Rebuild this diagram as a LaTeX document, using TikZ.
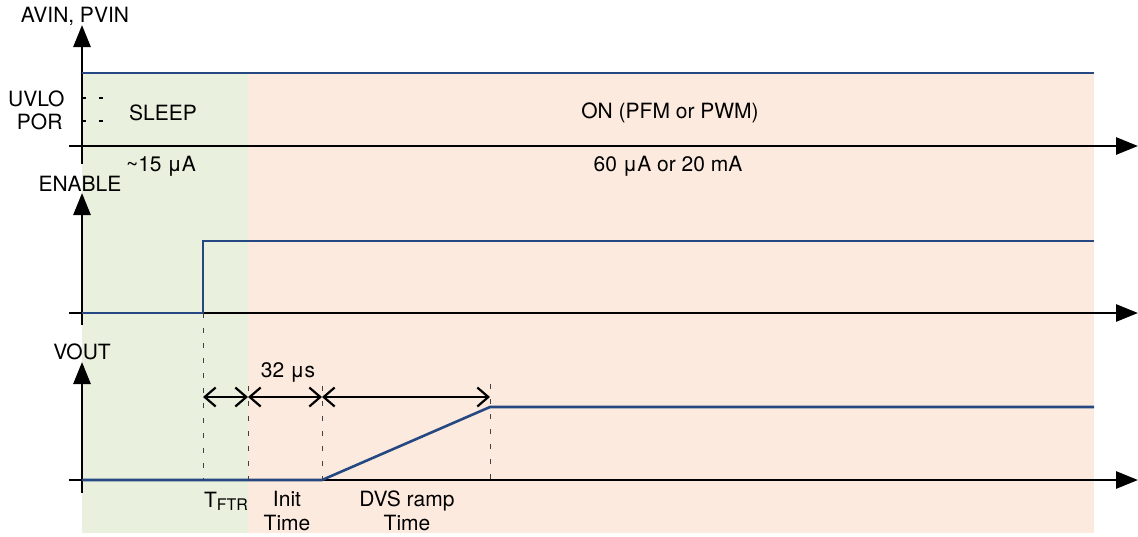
\documentclass[tikz,border=0pt]{standalone}
\usepackage{fontspec}
\setmainfont{TeX Gyre Heros}
\usetikzlibrary{arrows.meta}

\definecolor{sigblue}{RGB}{38,72,130}
\definecolor{sleepgreen}{RGB}{233,240,221}
\definecolor{onorange}{RGB}{252,234,222}

\begin{document}
\begin{tikzpicture}[x=1pt,y=-1pt,
  font=\fontsize{21}{24}\selectfont,
  axis/.style={line width=2.8pt,-{Triangle[length=22pt,width=17pt]}},
  signal/.style={sigblue,line width=2.6pt},
  guide/.style={black!75,line width=1pt,dash pattern=on 5pt off 10pt},
  dim/.style={line width=2.2pt,
    {Straight Barb[length=11pt,width=19pt]}-{Straight Barb[length=11pt,width=19pt]}}]
  \useasboundingbox (0,0) rectangle (1138,536);

  % Time marks
  \coordinate (t0) at (82,0);
  \coordinate (tEn) at (203,0);
  \coordinate (tFtr) at (248,0);
  \coordinate (tInit) at (322,0);
  \coordinate (tRamp) at (490,0);
  \coordinate (tEnd) at (1094,0);

  % Levels
  \coordinate (lvTop) at (0,73);
  \coordinate (ax1) at (0,146);
  \coordinate (enHigh) at (0,241);
  \coordinate (ax2) at (0,313);
  \coordinate (dimLv) at (0,397);
  \coordinate (voHigh) at (0,407);
  \coordinate (ax3) at (0,480);
  \coordinate (lvBot) at (0,533);

  % Background states
  \fill[sleepgreen] (t0 |- lvTop) rectangle (tFtr |- lvBot);
  \fill[onorange] (tFtr |- lvTop) rectangle (tEnd |- lvBot);

  % AVIN, PVIN
  \draw[axis] (82,164) -- (82,25);
  \draw[axis] (69,146) -- (1138,146);
  \node (avin) at (75,16) {AVIN, PVIN};
  \draw[signal] (t0 |- lvTop) -- (tEnd |- lvTop);
  \node[anchor=east] (uvlo) at (68,99) {UVLO};
  \node[anchor=east] (por) at (66,122) {POR};
  \draw[line width=1.2pt,dash pattern=on 4pt off 13pt] (82,98) -- (104,98);
  \draw[line width=1.2pt,dash pattern=on 4pt off 13pt] (82,121) -- (104,121);
  \node (sleep) at (163,113) {SLEEP};
  \node (on) at (670,113) {ON (PFM or PWM)};
  \node (isleep) at (161,166) {\textasciitilde15 μA};
  \node (ion) at (668,166) {60 μA or 20 mA};

  % ENABLE
  \draw[axis] (82,325) -- (82,193);
  \draw[axis] (69,313) -- (1138,313);
  \node (enable) at (80,184) {ENABLE};
  \draw[signal] (t0 |- ax2) -- (tEn |- ax2) -- (tEn |- enHigh) -- (tEnd |- enHigh);

  % VOUT
  \draw[axis] (82,493) -- (82,362);
  \draw[axis] (69,480) -- (1138,480);
  \node (vout) at (82,352) {VOUT};
  \draw[signal] (t0 |- ax3) -- (tInit |- ax3) -- (tRamp |- voHigh) -- (tEnd |- voHigh);

  % Guides
  \draw[guide] (tEn |- ax2) -- (tEn |- ax3);
  \draw[guide] (tFtr |- 0,386) -- (tFtr |- ax3);
  \draw[guide] (tInit |- 0,386) -- (tInit |- ax3);
  \draw[guide] (tRamp |- 0,384) -- (tRamp |- ax3);

  % Timing
  \draw[dim] (tEn |- dimLv) -- (tFtr |- dimLv);
  \draw[dim] (tFtr |- dimLv) -- (tInit |- dimLv);
  \draw[dim] (tInit |- dimLv) -- (tRamp |- dimLv);
  \node (tinit) at (288,372) {32 μs};
  \node (tftr) at (226,501) {T\raisebox{-0.3ex}{\fontsize{16}{16}\selectfont FTR}};
  \node[align=center] (init) at (287,511) {Init\\Time};
  \node[align=center] (ramp) at (407,511) {DVS ramp\\Time};
\end{tikzpicture}
\end{document}
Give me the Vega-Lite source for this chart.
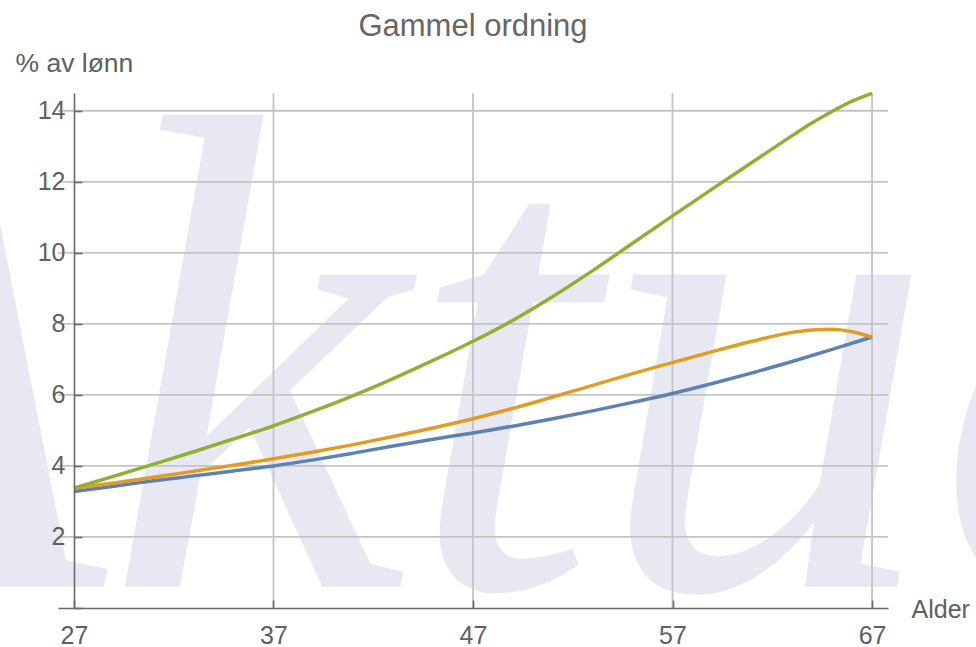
{
  "$schema": "https://vega.github.io/schema/vega-lite/v6.json",
  "autosize": {"type": "none"},
  "padding": {"left": 58, "top": 93, "right": 88, "bottom": 39},
  "width": 830,
  "height": 515,
  "background": "white",
  "title": {"text": "Gammel ordning", "fontSize": 31, "font": "Liberation Sans", "fontWeight": "normal", "color": "#666666", "anchor": "middle", "offset": 0},
  "config": {"view": {"stroke": null}},
  "datasets": {
    "lines": [
      {"age": 27, "value": 3.28, "series": "A"}, {"age": 29, "value": 3.43, "series": "A"}, {"age": 31, "value": 3.58, "series": "A"}, {"age": 33, "value": 3.72, "series": "A"}, {"age": 35, "value": 3.86, "series": "A"}, {"age": 37, "value": 4.0, "series": "A"}, {"age": 39, "value": 4.17, "series": "A"}, {"age": 41, "value": 4.36, "series": "A"}, {"age": 43, "value": 4.56, "series": "A"}, {"age": 45, "value": 4.75, "series": "A"}, {"age": 47, "value": 4.93, "series": "A"}, {"age": 49, "value": 5.12, "series": "A"}, {"age": 51, "value": 5.33, "series": "A"}, {"age": 53, "value": 5.55, "series": "A"}, {"age": 55, "value": 5.79, "series": "A"}, {"age": 57, "value": 6.04, "series": "A"}, {"age": 59, "value": 6.32, "series": "A"}, {"age": 61, "value": 6.62, "series": "A"}, {"age": 63, "value": 6.94, "series": "A"}, {"age": 65, "value": 7.28, "series": "A"}, {"age": 67, "value": 7.63, "series": "A"},
      {"age": 27, "value": 3.37, "series": "B"}, {"age": 29, "value": 3.52, "series": "B"}, {"age": 31, "value": 3.68, "series": "B"}, {"age": 33, "value": 3.85, "series": "B"}, {"age": 35, "value": 4.02, "series": "B"}, {"age": 37, "value": 4.2, "series": "B"}, {"age": 39, "value": 4.39, "series": "B"}, {"age": 41, "value": 4.6, "series": "B"}, {"age": 43, "value": 4.83, "series": "B"}, {"age": 45, "value": 5.07, "series": "B"}, {"age": 47, "value": 5.33, "series": "B"}, {"age": 49, "value": 5.62, "series": "B"}, {"age": 51, "value": 5.94, "series": "B"}, {"age": 53, "value": 6.27, "series": "B"}, {"age": 55, "value": 6.6, "series": "B"}, {"age": 57, "value": 6.91, "series": "B"}, {"age": 59, "value": 7.22, "series": "B"}, {"age": 61, "value": 7.51, "series": "B"}, {"age": 63, "value": 7.76, "series": "B"}, {"age": 64, "value": 7.83, "series": "B"}, {"age": 65, "value": 7.85, "series": "B"}, {"age": 66, "value": 7.78, "series": "B"}, {"age": 67, "value": 7.63, "series": "B"},
      {"age": 27, "value": 3.38, "series": "C"}, {"age": 29, "value": 3.71, "series": "C"}, {"age": 31, "value": 4.05, "series": "C"}, {"age": 33, "value": 4.4, "series": "C"}, {"age": 35, "value": 4.76, "series": "C"}, {"age": 37, "value": 5.13, "series": "C"}, {"age": 39, "value": 5.54, "series": "C"}, {"age": 41, "value": 5.98, "series": "C"}, {"age": 43, "value": 6.46, "series": "C"}, {"age": 45, "value": 6.97, "series": "C"}, {"age": 47, "value": 7.51, "series": "C"}, {"age": 49, "value": 8.1, "series": "C"}, {"age": 51, "value": 8.77, "series": "C"}, {"age": 53, "value": 9.5, "series": "C"}, {"age": 55, "value": 10.27, "series": "C"}, {"age": 57, "value": 11.04, "series": "C"}, {"age": 59, "value": 11.8, "series": "C"}, {"age": 61, "value": 12.55, "series": "C"}, {"age": 63, "value": 13.3, "series": "C"}, {"age": 64, "value": 13.66, "series": "C"}, {"age": 65, "value": 13.98, "series": "C"}, {"age": 66, "value": 14.27, "series": "C"}, {"age": 67, "value": 14.49, "series": "C"}
    ],
    "hgrid": [{"g": 2}, {"g": 4}, {"g": 6}, {"g": 8}, {"g": 10}, {"g": 12}, {"g": 14}],
    "vgrid": [{"a": 37}, {"a": 47}, {"a": 57}, {"a": 67}],
    "mark": [{"label": "Aktua"}]
  },
  "layer": [
    {
      "data": {"name": "mark"},
      "mark": {"type": "text", "font": "Liberation Serif", "fontStyle": "italic", "fontSize": 680, "color": "#e8e8f2", "align": "center", "baseline": "alphabetic"},
      "encoding": {
        "x": {"datum": 47.5},
        "y": {"datum": 0.6},
        "text": {"field": "label"}
      }
    },
    {
      "data": {"name": "vgrid"},
      "mark": {"type": "rule", "color": "#c4c4c4", "strokeWidth": 1.8},
      "encoding": {"x": {"field": "a", "type": "quantitative"}}
    },
    {
      "data": {"name": "hgrid"},
      "mark": {"type": "rule", "color": "#c4c4c4", "strokeWidth": 1.8},
      "encoding": {"y": {"field": "g", "type": "quantitative"}}
    },
    {
      "data": {"name": "lines"},
      "mark": {"type": "line", "strokeWidth": 3.5, "interpolate": "monotone"},
      "encoding": {
        "x": {
          "field": "age", "type": "quantitative",
          "scale": {"domain": [26.2, 67.8], "nice": false, "zero": false},
          "axis": {
            "zindex": 1,
            "values": [27, 37, 47, 57, 67],
            "grid": false,
            "domainColor": "#6a6a6a", "domainWidth": 1.6,
            "tickColor": "#6a6a6a", "tickWidth": 1.6, "tickSize": -8,
            "labelFont": "Liberation Sans", "labelFontSize": 25, "labelColor": "#606060",
            "labelBaseline": "alphabetic", "labelPadding": 43, "labelFlush": false,
            "title": "Alder", "titleFont": "Liberation Sans", "titleFontSize": 25, "titleFontWeight": "normal", "titleColor": "#606060",
            "titleAlign": "left", "titleBaseline": "alphabetic", "titleAnchor": "start", "titleX": 853, "titleY": 9
          }
        },
        "y": {
          "field": "value", "type": "quantitative",
          "scale": {"domain": [0, 14.5], "nice": false},
          "axis": {
            "zindex": 1,
            "offset": -16,
            "values": [0, 0.5, 1, 1.5, 2, 2.5, 3, 3.5, 4, 4.5, 5, 5.5, 6, 6.5, 7, 7.5, 8, 8.5, 9, 9.5, 10, 10.5, 11, 11.5, 12, 12.5, 13, 13.5, 14, 14.5],
            "labelExpr": "datum.value > 0 && datum.value % 2 === 0 ? datum.label : ''",
            "grid": false,
            "domainColor": "#6a6a6a", "domainWidth": 1.6,
            "tickColor": "#6a6a6a", "tickWidth": 1.6, "tickSize": -8,
            "labelFont": "Liberation Sans", "labelFontSize": 25, "labelColor": "#606060", "labelPadding": 17,
            "title": "% av lønn", "titleFont": "Liberation Sans", "titleFontSize": 26.5, "titleFontWeight": "normal", "titleColor": "#606060",
            "titleAngle": 0, "titleAlign": "left", "titleBaseline": "alphabetic", "titleAnchor": "end", "titleX": -59, "titleY": -22
          }
        },
        "color": {
          "field": "series", "type": "nominal",
          "scale": {"domain": ["A", "B", "C"], "range": ["#5E81B5", "#E19C24", "#8FB032"]},
          "legend": null
        }
      }
    }
  ]
}
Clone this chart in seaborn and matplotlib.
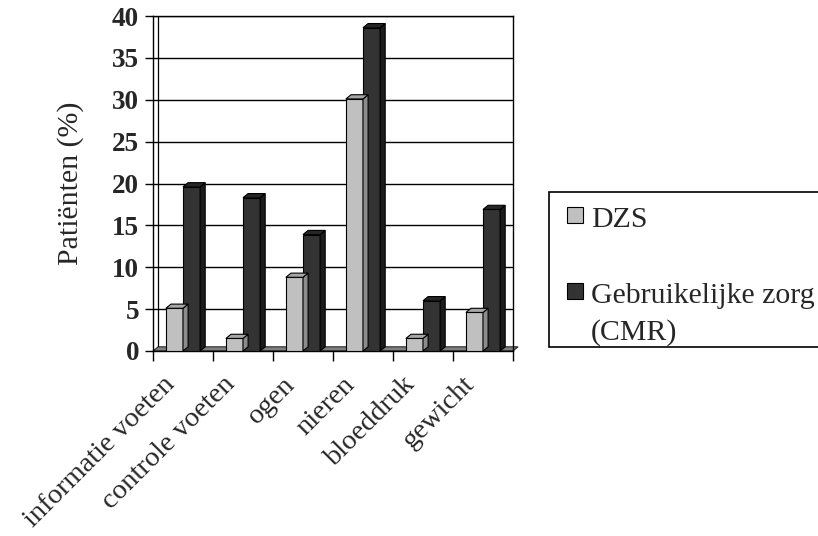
import numpy as np
import pandas as pd
import matplotlib
matplotlib.use('Agg')
import matplotlib.pyplot as plt
import seaborn as sns
from matplotlib.patches import Polygon, Rectangle

sns.set_style('white')
plt.rcParams['font.family'] = ['Liberation Serif', 'DejaVu Serif']

categories = ['informatie voeten', 'controle voeten', 'ogen', 'nieren', 'bloeddruk', 'gewicht']
series = ['DZS', 'Gebruikelijke zorg\n(CMR)']
dzs = [5.1, 1.5, 8.8, 30.1, 1.5, 4.6]
cmr = [19.6, 18.3, 13.9, 38.6, 6.0, 16.9]
y_ticks = [0, 5, 10, 15, 20, 25, 30, 35, 40]

colors = ['#c0c0c0', '#333333']
side_colors = ['#8c8c8c', '#1c1c1c']
top_colors = ['#a6a6a6', '#262626']

df = pd.DataFrame({
    'cat': categories * 2,
    'serie': [series[0]] * len(categories) + [series[1]] * len(categories),
    'val': dzs + cmr,
})

fig = plt.figure(figsize=(8.18, 5.36), dpi=100)
ax = fig.add_axes([153 / 818, 1 - 351 / 536, 360 / 818, 335 / 536])

sns.barplot(data=df, x='cat', y='val', hue='serie', order=categories, hue_order=series,
            palette=colors, width=0.57, edgecolor='black', linewidth=0.8,
            legend=False, ax=ax, zorder=3)

ax.set_xlim(-0.5, 5.5)
ax.set_ylim(0, 40)

# pseudo 3D depth offsets (data units)
dx, dy = 0.085, 0.5

# side and top faces for each bar
for s, cont in enumerate(ax.containers):
    for p in cont:
        x0 = p.get_x()
        x1 = x0 + p.get_width()
        h = p.get_height()
        ax.add_patch(Polygon([(x1, 0), (x1 + dx, dy), (x1 + dx, h + dy), (x1, h)], closed=True,
                             facecolor=side_colors[s], edgecolor='black', linewidth=0.8, zorder=3))
        ax.add_patch(Polygon([(x0, h), (x0 + dx, h + dy), (x1 + dx, h + dy), (x1, h)], closed=True,
                             facecolor=top_colors[s], edgecolor='black', linewidth=0.8, zorder=3))

# floor
ax.add_patch(Polygon([(-0.5, 0), (5.5, 0), (5.5 + dx, dy), (-0.5 + dx, dy)], closed=True,
                     facecolor='#7f7f7f', edgecolor='black', linewidth=0.6, zorder=2, clip_on=False))
# back wall left edge
ax.plot([-0.5 + dx, -0.5 + dx], [dy, 40], color='black', linewidth=0.9, zorder=1)

ax.set_yticks(y_ticks)
ax.set_yticklabels([str(t) for t in y_ticks], fontsize=19.5, fontweight='bold')
ax.yaxis.grid(True, color='black', linewidth=1.0, zorder=0)
ax.set_axisbelow(True)

# category labels sit a bit left of the category centre, as in the original
ax.set_xticks(np.arange(len(categories)) - 0.35)
ax.set_xticklabels(categories, rotation=45, ha='right', rotation_mode='anchor', fontsize=20.5)
ax.set_xticks(np.arange(-0.5, 5.6, 1), minor=True)
ax.tick_params(axis='x', which='major', length=0, pad=15)
ax.tick_params(axis='x', which='minor', length=7, width=1, color='black', direction='out', bottom=True)
ax.tick_params(axis='y', length=6, width=1, color='black', direction='out', left=True, pad=4)

for sp in ax.spines.values():
    sp.set_color('black')
    sp.set_linewidth(1.0)

ax.set_xlabel('')
ax.set_ylabel('Patiënten (%)', fontsize=21.5, labelpad=20)

# legend box drawn in pixel coordinates
lax = fig.add_axes([0, 0, 1, 1], zorder=5)
lax.set_xlim(0, 818)
lax.set_ylim(536, 0)
lax.axis('off')
lax.add_patch(Rectangle((549, 192), 300, 155, facecolor='white', edgecolor='black', linewidth=1.2))
lax.add_patch(Rectangle((567, 207), 16, 16, facecolor=colors[0], edgecolor='black', linewidth=0.8))
lax.add_patch(Rectangle((567, 283), 16, 16, facecolor=colors[1], edgecolor='black', linewidth=0.8))
lax.text(591, 227, series[0], fontsize=21.5, va='baseline', ha='left')
lax.text(591, 303, series[1].split('\n')[0], fontsize=21.5, va='baseline', ha='left')
lax.text(591, 340, series[1].split('\n')[1], fontsize=21.5, va='baseline', ha='left')

fig.savefig('out.png', dpi=100)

● What you have to do:
Output exactly the span of lines from the top of the listing through the line holding "(0,0) rectangle (1138,536);", and leave every picture out.

● The result:
Rebuild this diagram as a LaTeX document, using TikZ.
\documentclass[tikz,border=0pt]{standalone}
\usepackage{fontspec}
\setmainfont{TeX Gyre Heros}
\usetikzlibrary{arrows.meta}

\definecolor{sigblue}{RGB}{38,72,130}
\definecolor{sleepgreen}{RGB}{233,240,221}
\definecolor{onorange}{RGB}{252,234,222}

\begin{document}
\begin{tikzpicture}[x=1pt,y=-1pt,
  font=\fontsize{21}{24}\selectfont,
  axis/.style={line width=2.8pt,-{Triangle[length=22pt,width=17pt]}},
  signal/.style={sigblue,line width=2.6pt},
  guide/.style={black!75,line width=1pt,dash pattern=on 5pt off 10pt},
  dim/.style={line width=2.2pt,
    {Straight Barb[length=11pt,width=19pt]}-{Straight Barb[length=11pt,width=19pt]}}]
  \useasboundingbox (0,0) rectangle (1138,536);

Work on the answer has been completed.